Summary The cardioprotective effect of angiotensin-converting enzyme (ACE) inhibitors in cardiac ischemia/reperfusion damage is assumed to result largely from inhibition of the enzymatic breakdown of endogenous bradykinin (BK). We assessed the role of nitric oxide (NO) in mediating the beneficial actions of BK and the possible mechanism of the effect of NO. We experimentally infringed myocardial function in a working guinea pig heart preparation by ischemia (15 min) and reperfusion. The parameter external heart work (EHW), determined before and after ischemia, served as criterion for quantitation of recovery. We assessed oxidative stress during reperfusion by measuring glutathione release in coronary venous effluent; lactate release was used as a measure of ischemie challenge. The principal ability of NO to scavenge oxygen radicals was separately investigated in a chemiluminescence (CL) assay with the NO-donor sodium nitroprusside (SNP) and lucigenin. The ACE inhibitor ramiprilat (RT 25 μM) improved postischemic function significantly (55% recovery of EHW vs. 29% for controls). BK 1 nM was even more cardioprotective (71% recovery).
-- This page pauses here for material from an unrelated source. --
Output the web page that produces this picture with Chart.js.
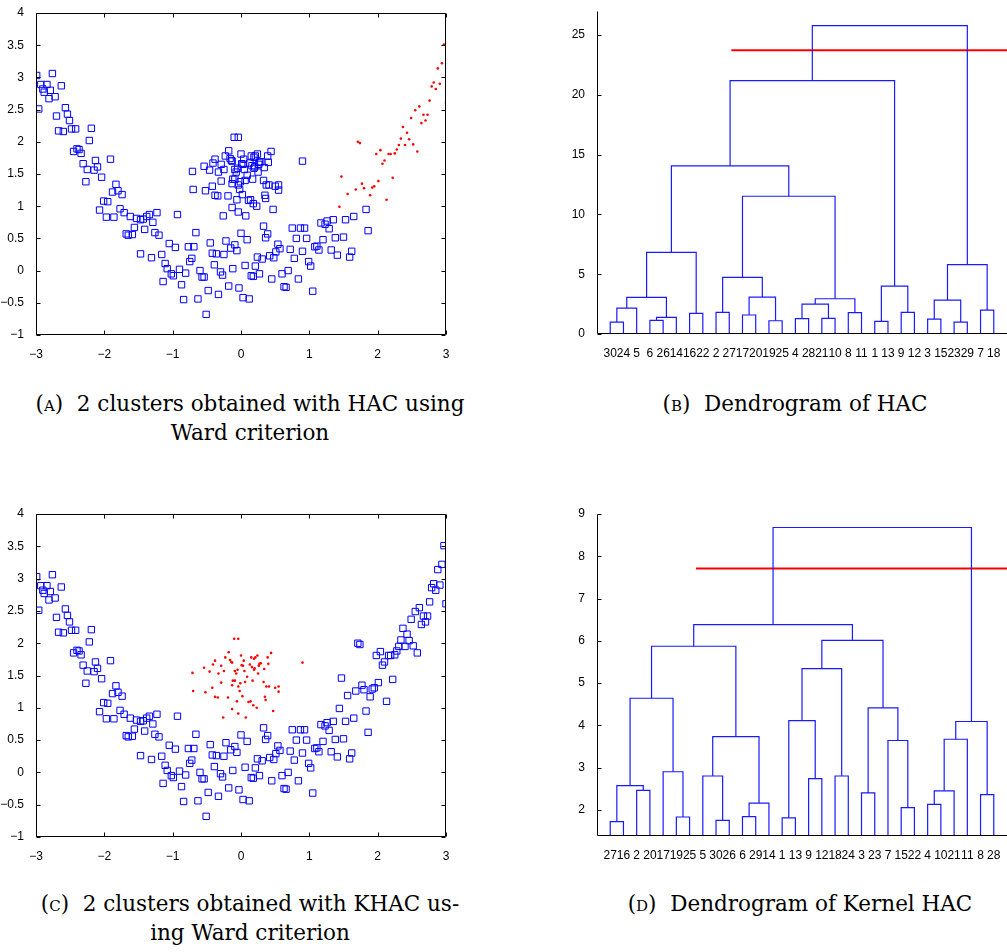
<!DOCTYPE html>
<html>
<head>
<meta charset="utf-8">
<script src="https://cdn.jsdelivr.net/npm/chart.js@4.4.1/dist/chart.umd.min.js"></script>
<style>
body { margin: 0; background: #fff; width: 1007px; height: 952px; position: relative; overflow: hidden; }
.box { position: absolute; }
.cap { position: absolute; width: 500px; font-family: 'DejaVu Serif', serif; font-size: 21.5px; color: #000; text-align: center; line-height: 29px; white-space: nowrap; }
.sc { font-variant: small-caps; }
</style>
</head>
<body>
<div class="box" style="left:0;top:0"><canvas id="chartA" width="460" height="360"></canvas></div>
<div class="box" style="left:560px;top:0"><canvas id="chartB" width="447" height="360"></canvas></div>
<div class="box" style="left:0;top:500px"><canvas id="chartC" width="460" height="362"></canvas></div>
<div class="box" style="left:560px;top:500px"><canvas id="chartD" width="447" height="362"></canvas></div>
<div class="cap" style="left:0;top:389px"><span class="sc">(a)</span>&nbsp; 2 clusters obtained with HAC using<br>Ward criterion</div>
<div class="cap" style="left:545px;top:389px"><span class="sc">(b)</span>&nbsp; Dendrogram of HAC</div>
<div class="cap" style="left:0;top:889px"><span class="sc">(c)</span>&nbsp; 2 clusters obtained with KHAC us-<br>ing Ward criterion</div>
<div class="cap" style="left:550px;top:889px"><span class="sc">(d)</span>&nbsp; Dendrogram of Kernel HAC</div>
<script>
// U shaped curve (left arm + valley)
const curvePts = [[-2.99,3.03],[-2.96,2.51],[-2.93,2.89],[-2.90,2.82],[-2.88,2.77],[-2.84,2.89],[-2.79,2.80],[-2.81,2.67],[-2.76,3.06],[-2.72,2.70],[-2.63,2.87],[-2.57,2.53],[-2.54,2.43],[-2.70,2.40],[-2.51,2.33],[-2.67,2.17],[-2.60,2.16],[-2.48,2.20],[-2.42,2.20],[-2.19,2.21],[-2.22,2.02],[-2.45,1.85],[-2.40,1.89],[-2.37,1.88],[-2.34,1.82],[-2.31,1.66],[-2.25,1.57],[-2.27,1.38],[-2.15,1.56],[-2.13,1.71],[-2.10,1.61],[-2.04,1.45],[-1.91,1.73],[-1.83,1.34],[-1.88,1.22],[-1.80,1.24],[-1.74,1.18],[-2.01,1.08],[-1.95,1.07],[-2.07,0.94],[-1.97,0.83],[-1.86,0.83],[-1.77,0.96],[-1.71,0.90],[-1.62,0.84],[-1.53,0.81],[-1.47,0.79],[-1.43,0.80],[-1.38,0.84],[-1.34,0.87],[-1.29,0.75],[-1.23,0.90],[-1.68,0.57],[-1.65,0.55],[-1.59,0.56],[-1.56,0.67],[-1.41,0.64],[-1.26,0.59],[-1.20,0.55],[-0.93,0.87],[-1.47,0.26],[-1.31,0.20],[-1.16,0.25],[-1.05,0.42],[-0.96,0.36],[-1.11,0.11],[-1.08,0.03],[-1.02,-0.05],[-0.99,-0.08],[-0.90,0.02],[-0.81,-0.04],[-1.14,-0.17],[-0.87,-0.22],[-0.84,-0.45],[-0.77,0.37],[-0.69,0.37],[-0.66,0.59],[-0.72,0.19],[-0.75,0.14],[-0.60,0.00],[-0.57,-0.10],[-0.54,-0.10],[-0.63,-0.44],[-0.48,-0.31],[-0.51,-0.68],[-0.45,0.43],[-0.42,0.27],[-0.36,0.26],[-0.39,0.09],[-0.30,-0.02],[-0.27,-0.07],[-0.33,-0.37],[-0.25,0.25],[-0.22,0.46],[-0.15,0.35],[-0.09,0.40],[-0.06,0.31],[-0.12,0.03],[-0.18,-0.24],[-0.03,-0.27],[0.03,-0.42],[0.12,-0.44],[0.00,0.58],[0.09,0.48],[0.06,0.08],[0.15,-0.08],[0.18,-0.09],[0.21,0.07],[0.24,0.21],[0.27,-0.05],[0.31,0.18],[0.33,0.69],[0.36,0.51],[0.39,0.57],[0.42,0.23],[0.48,0.20],[0.51,0.29],[0.54,0.41],[0.57,0.34],[0.45,-0.13],[0.60,-0.05],[0.63,-0.25],[0.66,-0.26],[0.69,0.00],[0.72,0.33],[0.78,0.19],[0.75,0.66],[0.84,-0.13],[0.87,0.66],[0.93,0.66],[0.81,0.50],[0.90,0.30],[0.96,0.50],[0.99,0.14],[1.02,0.07],[1.05,-0.32],[1.08,0.37],[1.11,0.38],[1.14,0.32],[1.17,0.74],[1.20,0.48],[1.23,0.72],[1.26,0.77],[1.29,0.65],[1.32,0.32],[1.35,0.79],[1.38,0.51],[1.41,0.24],[1.50,0.52],[1.53,0.79],[1.59,0.21],[1.62,0.30],[1.65,0.84],[1.83,0.95],[1.86,0.62]];
// right arm (red in A)
const armPts = [[1.44,0.99],[1.47,1.46],[1.56,1.19],[1.68,1.26],[1.71,2.00],[1.74,1.98],[1.77,1.35],[1.80,1.28],[1.89,1.17],[1.92,1.29],[1.95,1.31],[1.98,1.81],[2.01,1.39],[2.04,1.87],[2.07,1.66],[2.10,1.71],[2.13,1.10],[2.16,1.81],[2.19,1.81],[2.22,1.44],[2.25,1.82],[2.28,1.88],[2.31,1.95],[2.34,2.05],[2.37,2.23],[2.40,1.95],[2.43,2.14],[2.46,2.04],[2.52,1.96],[2.58,1.85],[2.49,2.37],[2.55,2.49],[2.61,2.55],[2.64,2.29],[2.67,2.42],[2.70,2.33],[2.73,2.42],[2.76,2.64],[2.79,2.86],[2.82,2.92],[2.85,2.82],[2.88,3.14],[2.91,2.90],[2.94,3.22],[2.97,3.51],[3.00,2.61]];
// central blob (red in C)
const blobPts = [[-0.71,1.54],[-0.70,1.26],[-0.54,1.62],[-0.52,1.24],[-0.46,1.56],[-0.42,1.31],[-0.41,1.67],[-0.38,1.73],[-0.38,1.17],[-0.34,1.16],[-0.33,1.53],[-0.29,1.39],[-0.29,1.65],[-0.26,0.85],[-0.25,1.57],[-0.23,1.78],[-0.19,1.16],[-0.18,1.86],[-0.16,1.74],[-0.14,1.71],[-0.13,1.70],[-0.13,0.98],[-0.13,1.35],[-0.12,1.42],[-0.10,2.07],[-0.09,1.57],[-0.09,1.42],[-0.07,1.53],[-0.06,1.10],[-0.05,1.59],[-0.04,2.07],[-0.04,1.33],[-0.04,0.91],[-0.02,1.26],[-0.01,1.38],[0.00,1.81],[0.01,1.66],[0.02,1.18],[0.03,1.65],[0.04,1.73],[0.05,1.57],[0.06,1.40],[0.07,0.85],[0.09,1.48],[0.11,1.09],[0.13,1.67],[0.14,1.10],[0.15,1.78],[0.16,1.63],[0.17,1.42],[0.18,1.04],[0.19,1.76],[0.19,1.59],[0.20,1.61],[0.21,1.78],[0.23,1.00],[0.24,1.81],[0.25,1.53],[0.26,1.65],[0.27,1.68],[0.29,1.69],[0.33,1.40],[0.34,1.60],[0.35,1.17],[0.36,1.12],[0.37,1.33],[0.39,1.78],[0.40,1.68],[0.41,1.33],[0.44,1.85],[0.47,0.95],[0.50,1.31],[0.55,1.33],[0.55,1.25],[0.90,1.70]];

const scatterXTicks = [-3, -2, -1, 0, 1, 2, 3];
const scatterYTicks = [-1, -0.5, 0, 0.5, 1, 1.5, 2, 2.5, 3, 3.5, 4];

// dendrogram B (HAC): leaf order, merges (ids 31.. are clusters), heights
const leavesB = [30,24,5,6,26,14,16,22,2,27,17,20,19,25,4,28,21,10,8,11,1,13,9,12,3,15,23,29,7,18];
const linkLeftB  = [30,31,6,33,32,16,35,2,17,19,39,38,4,21,43,8,45,42,37,1,9,50,49,3,23,54,7,56,53];
const linkRightB = [24,5,26,14,34,22,36,27,20,25,40,41,28,10,44,11,46,47,48,13,12,51,52,15,29,55,18,57,58];
const linkHeightB = [1.00,2.17,1.14,1.39,3.06,1.72,6.82,1.81,1.59,1.11,3.09,4.73,1.28,1.31,2.50,1.78,2.95,11.52,14.07,1.06,1.81,4.01,21.2,1.25,1.00,2.84,2.00,5.81,25.79];
const yTicksB = [0, 5, 10, 15, 20, 25];
const cutB = 23.73, cutStartB = 10.16;

// dendrogram D (Kernel HAC)
const leavesD = [27,16,2,20,17,19,25,5,30,26,6,29,14,1,13,9,12,18,24,3,23,7,15,22,4,10,21,11,8,28];
const linkLeftD  = [27,2,31,19,17,33,30,5,6,39,38,36,1,9,43,18,45,3,15,7,48,47,42,4,54,55,8,56,53];
const linkRightD = [16,20,32,25,34,35,26,37,29,14,40,41,13,12,44,24,46,23,22,49,50,51,52,10,21,11,28,57,58];
const linkHeightD = [1.72,2.46,2.57,1.83,2.90,4.64,1.75,2.80,1.84,2.16,3.73,5.87,1.81,2.74,4.11,2.80,5.34,2.40,2.05,3.64,4.41,6.01,6.38,2.13,2.45,3.67,2.36,4.09,8.68];
const yTicksD = [2, 3, 4, 5, 6, 7, 8, 9];
const cutD = 7.71, cutStartD = 7.48;

Chart.defaults.color = '#000';
Chart.defaults.font.family = "'Liberation Sans', Arial, sans-serif";
Chart.defaults.font.size = 12;

const fmt = v => String(v).replace('-', '\u2212');

// axis lines and inward tick marks, matlab style
const framePlugin = {
    id: 'frame',
    afterDraw(chart, args, opts) {
        const { ctx, chartArea: a, scales } = chart;
        const L = Math.round(a.left) + 0.5, R = Math.round(a.right) - 0.5;
        const T = Math.round(a.top) + 0.5, B = Math.round(a.bottom) - 0.5;
        ctx.save();
        ctx.strokeStyle = '#000';
        ctx.lineWidth = 1;
        ctx.beginPath();
        if (opts.box) {
            ctx.rect(L, T, R - L, B - T);
        } else {
            ctx.moveTo(L, T); ctx.lineTo(L, B); ctx.lineTo(a.right + 2, B);
        }
        scales.y.ticks.forEach(t => {
            const y = Math.round(scales.y.getPixelForValue(t.value)) + 0.5;
            ctx.moveTo(L, y); ctx.lineTo(L + 4, y);
            if (opts.box) { ctx.moveTo(R, y); ctx.lineTo(R - 4, y); }
        });
        if (opts.box) {
            scales.x.ticks.forEach(t => {
                const x = Math.round(scales.x.getPixelForValue(t.value)) + 0.5;
                ctx.moveTo(x, B); ctx.lineTo(x, B - 4);
                ctx.moveTo(x, T); ctx.lineTo(x, T + 4);
            });
        }
        ctx.stroke();
        ctx.restore();
    }
};

function toXY(pts) {
    return pts.map(p => ({ x: p[0], y: p[1] }));
}

function squares(pts) {
    return { data: toXY(pts), pointStyle: 'rect', pointRadius: 4.5, borderColor: '#0000ff', backgroundColor: 'rgba(0,0,0,0)', borderWidth: 1 };
}

function dots(pts) {
    return { data: toXY(pts), pointStyle: 'circle', pointRadius: 1.3, borderWidth: 0, backgroundColor: '#ff0000', borderColor: '#ff0000' };
}

function scatterChart(id, sets, padTop) {
    new Chart(document.getElementById(id), {
        type: 'scatter',
        data: { datasets: sets },
        options: {
            responsive: false,
            animation: false,
            layout: { padding: { top: padTop, right: 14, left: 0, bottom: 0 } },
            plugins: { legend: { display: false }, tooltip: { enabled: false }, frame: { box: true } },
            scales: {
                x: {
                    type: 'linear', min: -3, max: 3,
                    grid: { display: false }, border: { display: false },
                    afterBuildTicks: s => { s.ticks = scatterXTicks.map(v => ({ value: v })); },
                    afterFit: s => { s.height = 25; },
                    ticks: { padding: 4, maxRotation: 0, callback: fmt }
                },
                y: {
                    type: 'linear', min: -1, max: 4,
                    grid: { display: false }, border: { display: false },
                    afterBuildTicks: s => { s.ticks = scatterYTicks.map(v => ({ value: v })); },
                    afterFit: s => { s.width = 36; },
                    ticks: { padding: 4, callback: fmt }
                }
            }
        },
        plugins: [framePlugin]
    });
}

// U links of a dendrogram, built from the merge list
function dendroSets(leaves, left, right, height) {
    const n = leaves.length;
    const pos = {}, hgt = {};
    leaves.forEach((lab, i) => { pos[lab] = i + 1; hgt[lab] = 0; });
    return left.map((a, k) => {
        const b = right[k], h = height[k];
        const id = n + 1 + k;
        pos[id] = (pos[a] + pos[b]) / 2;
        hgt[id] = h;
        return {
            data: [{ x: pos[a], y: hgt[a] }, { x: pos[a], y: h }, { x: pos[b], y: h }, { x: pos[b], y: hgt[b] }],
            showLine: true, borderColor: '#1a1aff', borderWidth: 1.2, pointRadius: 0, fill: false
        };
    });
}

function dendroChart(id, leaves, left, right, height, yMin, yMax, yTicks, cut, cutStart, padTop) {
    const sets = dendroSets(leaves, left, right, height);
    sets.push({
        data: [{ x: cutStart, y: cut }, { x: leaves.length + 1, y: cut }],
        showLine: true, borderColor: '#ff0000', borderWidth: 2, pointRadius: 0
    });
    new Chart(document.getElementById(id), {
        type: 'scatter',
        data: { datasets: sets },
        options: {
            responsive: false,
            animation: false,
            layout: { padding: { top: padTop, right: 0, left: 0, bottom: 0 } },
            plugins: { legend: { display: false }, tooltip: { enabled: false }, frame: { box: false } },
            scales: {
                x: {
                    type: 'linear', min: 0, max: leaves.length + 1,
                    grid: { display: false }, border: { display: false },
                    afterBuildTicks: s => { s.ticks = leaves.map((l, i) => ({ value: i + 1 })); },
                    afterFit: s => { s.height = 26; },
                    ticks: { padding: 4, autoSkip: false, maxRotation: 0, minRotation: 0, callback: v => String(leaves[v - 1]) }
                },
                y: {
                    type: 'linear', min: yMin, max: yMax,
                    grid: { display: false }, border: { display: false },
                    afterBuildTicks: s => { s.ticks = yTicks.map(v => ({ value: v })); },
                    afterFit: s => { s.width = 37; },
                    ticks: { padding: 4 }
                }
            }
        },
        plugins: [framePlugin]
    });
}

scatterChart('chartA', [squares(curvePts.concat(blobPts)), dots(armPts)], 13);
dendroChart('chartB', leavesB, linkLeftB, linkRightB, linkHeightB, 0, 27, yTicksB, cutB, cutStartB, 11);
scatterChart('chartC', [squares(curvePts.concat(armPts)), dots(blobPts)], 14);
dendroChart('chartD', leavesD, linkLeftD, linkRightD, linkHeightD, 1.38, 9, yTicksD, cutD, cutStartD, 14);
</script>
</body>
</html>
The NO-synthase inhibitor N^g-nitro-L-arginine (NOLAG 10 μM) inhibited the effects of RT and BK (18% recovery each). SNP (0.3 μM) improved recovery to 57%. the prostacyclin analogue iloprost (ILO, 0.1 and 3 nM) had no beneficial effect (21 and 20% recovery, respectively). With 8-bromo-cyclicGMP, a membrane-permeable cGMP analogue, function was not better than control (30% recovery). Release of glutathione during reperfusion was decreased by the three compounds known to increase NO concentration in the heart; lactate release was the same in all groups. In the CL studies, SNP concentration-dependently extinguished the light signal elicited by reactive oxygen species generated by hypoxanthine-xanthine oxidase or by hypochlorous acid (HOCI). Thus, NO was responsible for the BK-mediated cardioprotective action of RT in our model, presumably by acting directly as an oxygen radical scavenger during reperfusion.